Well, if there's a cost, than it's just one more priority we have to balance. A classroom teacher? a 10% increase in class size? What are we willing to trade off? (and, of course, we don't have to stay within the educational system to find the sacrifice). The point is that releasing public records costs money that has to come from somewhere. The cost excuse *can* be used to draw the shades, merely as an excuse, or it can honestly be a cost that takes away from other priorities, if the district needs to balance the requests within their own budgets.

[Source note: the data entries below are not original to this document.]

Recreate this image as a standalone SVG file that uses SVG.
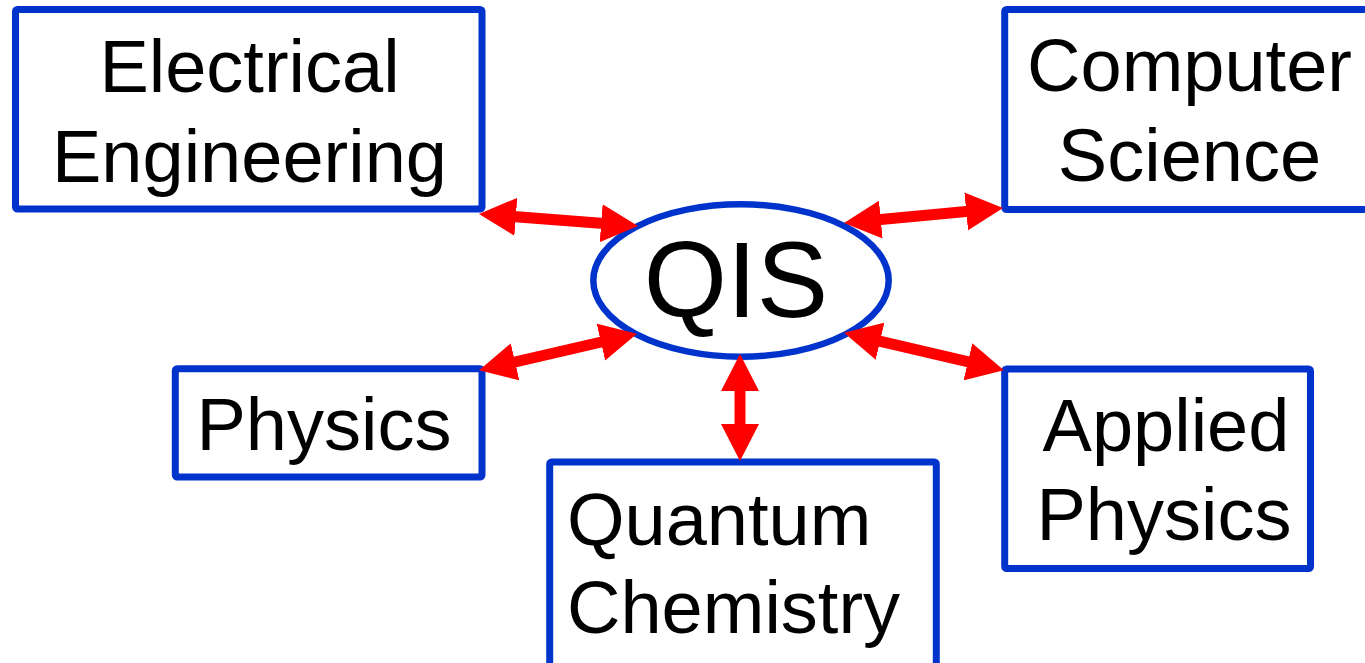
<svg xmlns="http://www.w3.org/2000/svg" width="1365" height="663" viewBox="0 0 1365 663">
<style>
.box{fill:#fff;stroke:#0033CC;stroke-width:7;}
.lbl{font-family:"Liberation Sans",Arial,sans-serif;font-size:74px;fill:#000;}
.conn{stroke:#FF0000;stroke-width:11;fill:none;marker-start:url(#ah);marker-end:url(#ah);}
</style>
<defs>
<marker id="ah" markerUnits="userSpaceOnUse" markerWidth="38" markerHeight="38" refX="16" refY="19" orient="auto-start-reverse" viewBox="0 0 38 38">
<path d="M0,0 L37,19 L0,38 z" fill="#FF0000"/>
</marker>
</defs>
<rect width="1365" height="663" fill="#fff"/>
<g id="ee">
<rect class="box" x="15.5" y="9.5" width="466.5" height="199.5" rx="2"/>
<text class="lbl" x="249.5" y="92" text-anchor="middle">Electrical</text>
<text class="lbl" x="249.5" y="182" text-anchor="middle">Engineering</text>
</g>
<g id="cs">
<rect class="box" x="1004.7" y="9.5" width="380" height="200" rx="2"/>
<text class="lbl" x="1189.5" y="91" text-anchor="middle">Computer</text>
<text class="lbl" x="1189.5" y="181" text-anchor="middle">Science</text>
</g>
<g id="ph">
<rect class="box" x="175.3" y="368.7" width="306.7" height="108.3" rx="2"/>
<text class="lbl" x="324" y="450" text-anchor="middle">Physics</text>
</g>
<g id="qc">
<rect class="box" x="549.7" y="462" width="386.6" height="230" rx="2"/>
<text class="lbl" x="567" y="545">Quantum</text>
<text class="lbl" x="567" y="633">Chemistry</text>
</g>
<g id="ap">
<rect class="box" x="1004.7" y="369" width="305.8" height="199.5" rx="2"/>
<text class="lbl" x="1166" y="451" text-anchor="middle">Applied</text>
<text class="lbl" x="1164" y="540" text-anchor="middle">Physics</text>
</g>
<g id="qis">
<ellipse cx="741" cy="280.5" rx="147.7" ry="76.2" fill="#fff" stroke="#0033CC" stroke-width="6.5"/>
<text x="736" y="317" text-anchor="middle" font-family="Liberation Sans, Arial, sans-serif" font-size="107">QIS</text>
</g>
<g id="connectors">
<line class="conn" x1="499.9" y1="215.5" x2="617.1" y2="224.5"/>
<line class="conn" x1="864.9" y1="221.1" x2="982.1" y2="209.9"/>
<line class="conn" x1="499.5" y1="365.5" x2="616.5" y2="338.5"/>
<line class="conn" x1="864.5" y1="337.6" x2="983.5" y2="365.4"/>
<line class="conn" x1="740" y1="375" x2="740" y2="440"/>
</g>
</svg>
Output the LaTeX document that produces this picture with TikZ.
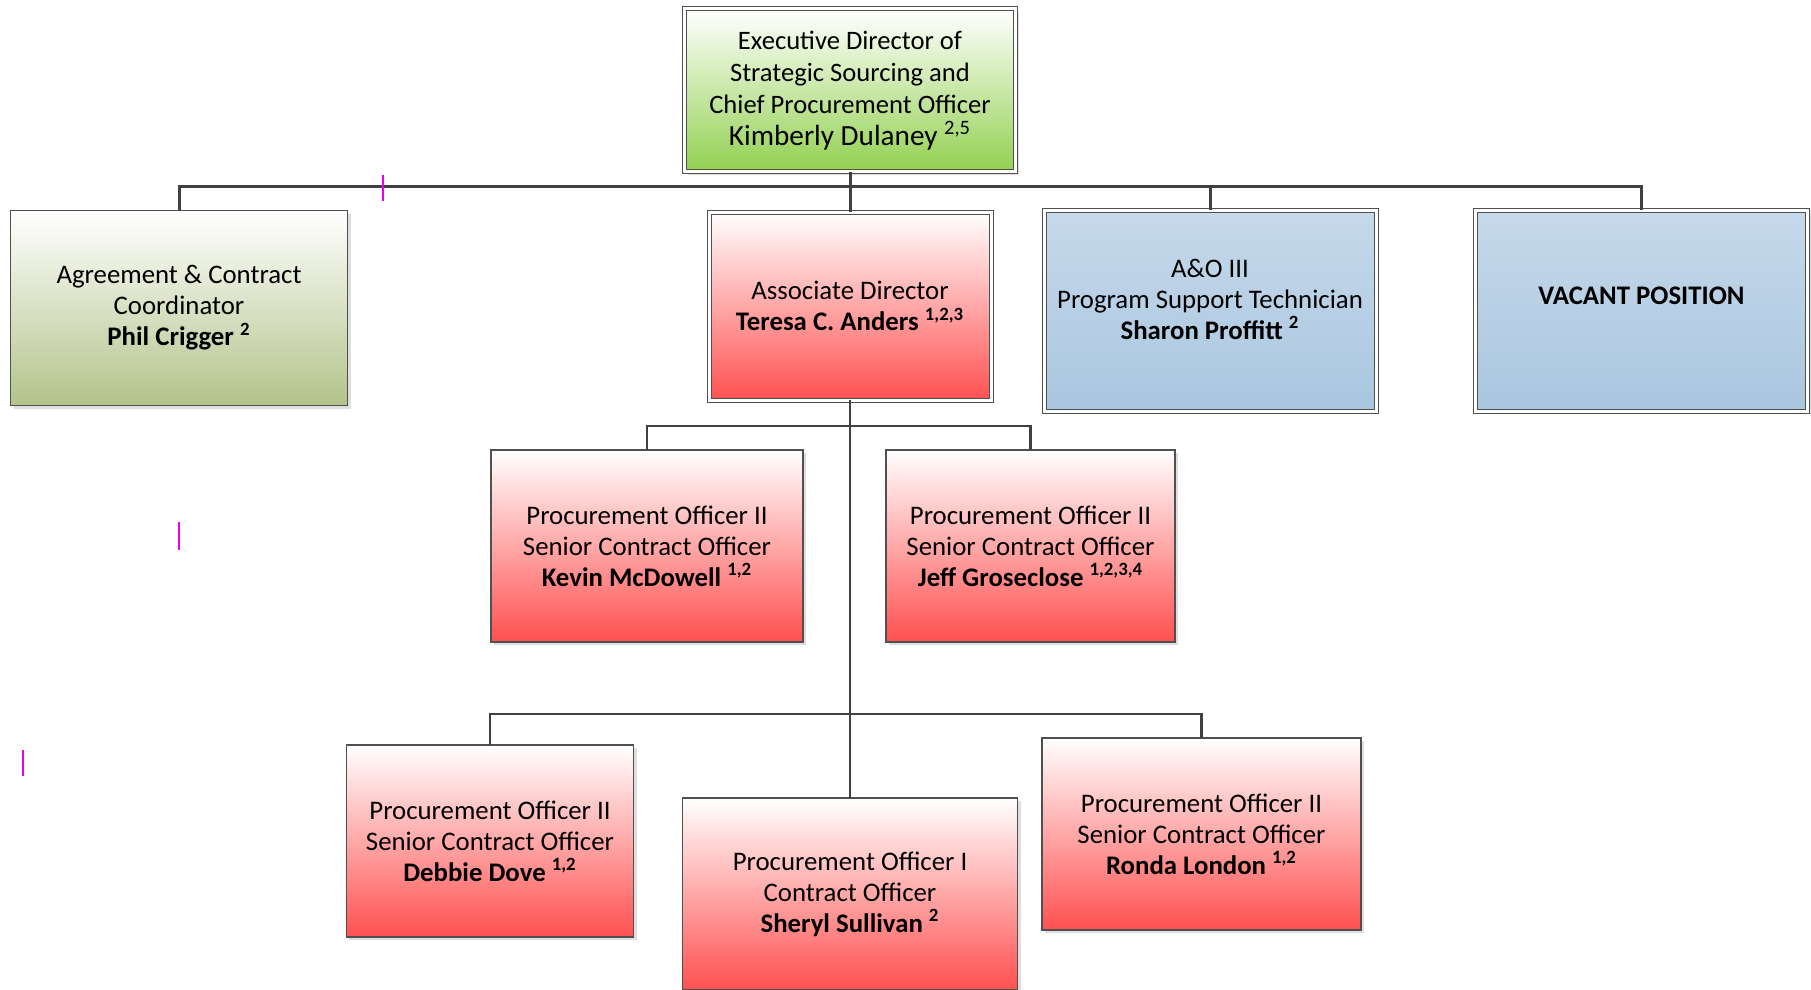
\documentclass[tikz,border=0pt]{standalone}
\usepackage{fontspec}
\setmainfont{Carlito}
\usepackage{tikz}
\usetikzlibrary{shadows}
\definecolor{linegray}{HTML}{404040}
\definecolor{boxedge}{HTML}{505050}
\definecolor{execgreen}{HTML}{92D050}
\definecolor{coordgreen}{HTML}{B3C38A}
\definecolor{postred}{HTML}{FF5050}
\definecolor{bluetop}{HTML}{C6D9EA}
\definecolor{bluebot}{HTML}{A9C6DF}
\definecolor{markpink}{RGB}{235,0,235}
\def\rowA{187}
\def\rowB{426}
\def\rowC{714}
\def\trunk{850}

\begin{document}
\begin{tikzpicture}[x=0.5pt, y=-0.5pt,
	box/.style={draw=boxedge, line width=0.6pt, inner sep=0pt, outer sep=0pt, align=center,
		font=\fontsize{13.4}{15.5}\selectfont,
		drop shadow={shadow xshift=1.6pt, shadow yshift=-1.6pt, fill=black!13, opacity=1}},
	dbl/.style={double=white, double distance=1.5pt, line width=0.5pt},
	execbox/.style={box, dbl, top color=white, bottom color=execgreen, font=\fontsize{13.3}{16}\selectfont},
	coordbox/.style={box, top color=white, bottom color=coordgreen},
	redbox/.style={box, top color=white, bottom color=postred},
	bluebox/.style={box, dbl, top color=bluetop, bottom color=bluebot},
	boxtext/.style={align=center, inner sep=0pt, font=\fontsize{13.4}{15.5}\selectfont},
	mainlink/.style={draw=linegray, line width=1.5pt},
	sublink/.style={draw=linegray, line width=1.1pt},
	]
	\useasboundingbox (0,0) rectangle (1811,990);
	%\draw[step=100, black!20] (0,0) grid (1811,990);

	% top level
	\node[execbox, minimum width=165.5pt, minimum height=81.5pt] (exec) at (\trunk,90.5)
		{Executive Director of\\Strategic Sourcing and\\Chief Procurement Officer\\{\fontsize{14.6}{16}\selectfont Kimberly Dulaney \textsuperscript{2,5}}};

	% second row
	\node[coordbox, minimum width=168.5pt, minimum height=97.5pt] (phil) at (179,308)
		{Agreement \& Contract\\Coordinator\\\textbf{Phil Crigger \textsuperscript{2}}};
	\node[redbox, dbl, minimum width=141pt, minimum height=94pt] (assoc) at (\trunk,306)
		{Associate Director\\\textbf{Teresa C. Anders \textsuperscript{1,2,3}}};
	\node[bluebox, minimum width=166pt, minimum height=100.5pt] (sharon) at (1210,310.5) {};
	\node[boxtext] (sharontxt) at (1210,299)
		{A\&O III\\Program Support Technician\\\textbf{Sharon Proffitt \textsuperscript{2}}};
	\node[bluebox, minimum width=166pt, minimum height=100.5pt] (vacant) at (1641.5,310.5) {};
	\node[boxtext] (vacanttxt) at (1641.5,296) {\textbf{VACANT POSITION}};

	% third row
	\node[redbox, minimum width=156pt, minimum height=96pt] (kevin) at (647,546)
		{Procurement Officer II\\Senior Contract Officer\\\textbf{Kevin McDowell \textsuperscript{1,2}}};
	\node[redbox, minimum width=144.5pt, minimum height=96pt] (jeff) at (1030.5,546)
		{Procurement Officer II\\Senior Contract Officer\\\textbf{Jeff Groseclose \textsuperscript{1,2,3,4}}};

	% bottom row
	\node[redbox, minimum width=143.75pt, minimum height=96pt] (debbie) at (490,841)
		{Procurement Officer II\\Senior Contract Officer\\\textbf{Debbie Dove \textsuperscript{1,2}}};
	\node[redbox, minimum width=167.5pt, minimum height=96pt] (sheryl) at (\trunk,894)
		{Procurement Officer I\\Contract Officer\\\textbf{Sheryl Sullivan \textsuperscript{2}}};
	\node[redbox, minimum width=159.5pt, minimum height=96pt] (ronda) at (1201.5,834)
		{Procurement Officer II\\Senior Contract Officer\\\textbf{Ronda London \textsuperscript{1,2}}};

	% connectors
	\coordinate (busA) at (\trunk,\rowA);
	\coordinate (busB) at (\trunk,\rowB);
	\coordinate (busC) at (\trunk,\rowC);
	\draw[mainlink] (exec.south) -- (busA) -- (assoc.north);
	\foreach \n in {phil,sharon,vacant}
		\draw[mainlink] (busA) -| (\n.north);
	\draw[sublink] (assoc.south) -- (sheryl.north);
	\foreach \n in {kevin,jeff}
		\draw[sublink] (busB) -| (\n.north);
	\foreach \n in {debbie,ronda}
		\draw[sublink] (busC) -| (\n.north);

	% stray marks
	\draw[markpink, line width=0.8pt] (383,175) -- (383,201);
	\draw[markpink, line width=0.8pt] (179,522) -- (179,550);
	\draw[markpink, line width=0.8pt] (23,750) -- (23,776);
\end{tikzpicture}
\end{document}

Many entities that are subject to frequent FIA requests now hire an individual to do the work (say spending 1% of the budget of a 10M organization).
SP said…
Here's just one example of lack of District transparency leading to the District's needlessly wasting their own resources:

Last fall, parents were told at a Student Learning Committee meeting that the High School Steering Committee would be forming a subcommittee called "Instructional Minutes" to review the current requirements & district policy for high school credit hours for graduation. Shannon McMinimee was the staff person charged with leading the subcommittee.

Since the general public is not allowed to attend any High School Steering Committee meetings, a parent asked Shannon for the findings & recommendations generated from that subcommittee. Shannon wrote back that a Public Records Act request should be submitted. This was duly submitted. The response back from the District's Public Records office was that the subcommittee had never met, so there were no meeting minutes, no findings, and no recommendations!

Now, wouldn't you think that it would have been a lot easier if the parent was just told that fact in the first place, and not sent on a empty goose chase? These are our tax dollars spent here. And the bigger question is what is there to hide that findings & recommendations are not readily available to the public, in order that we might have some awareness and input into the subject being discussed?

(By the way- there still hasn't been any updates available yet on this subcommittee's progress).
Good point, SP. Put meeting minutes online; they are public documents.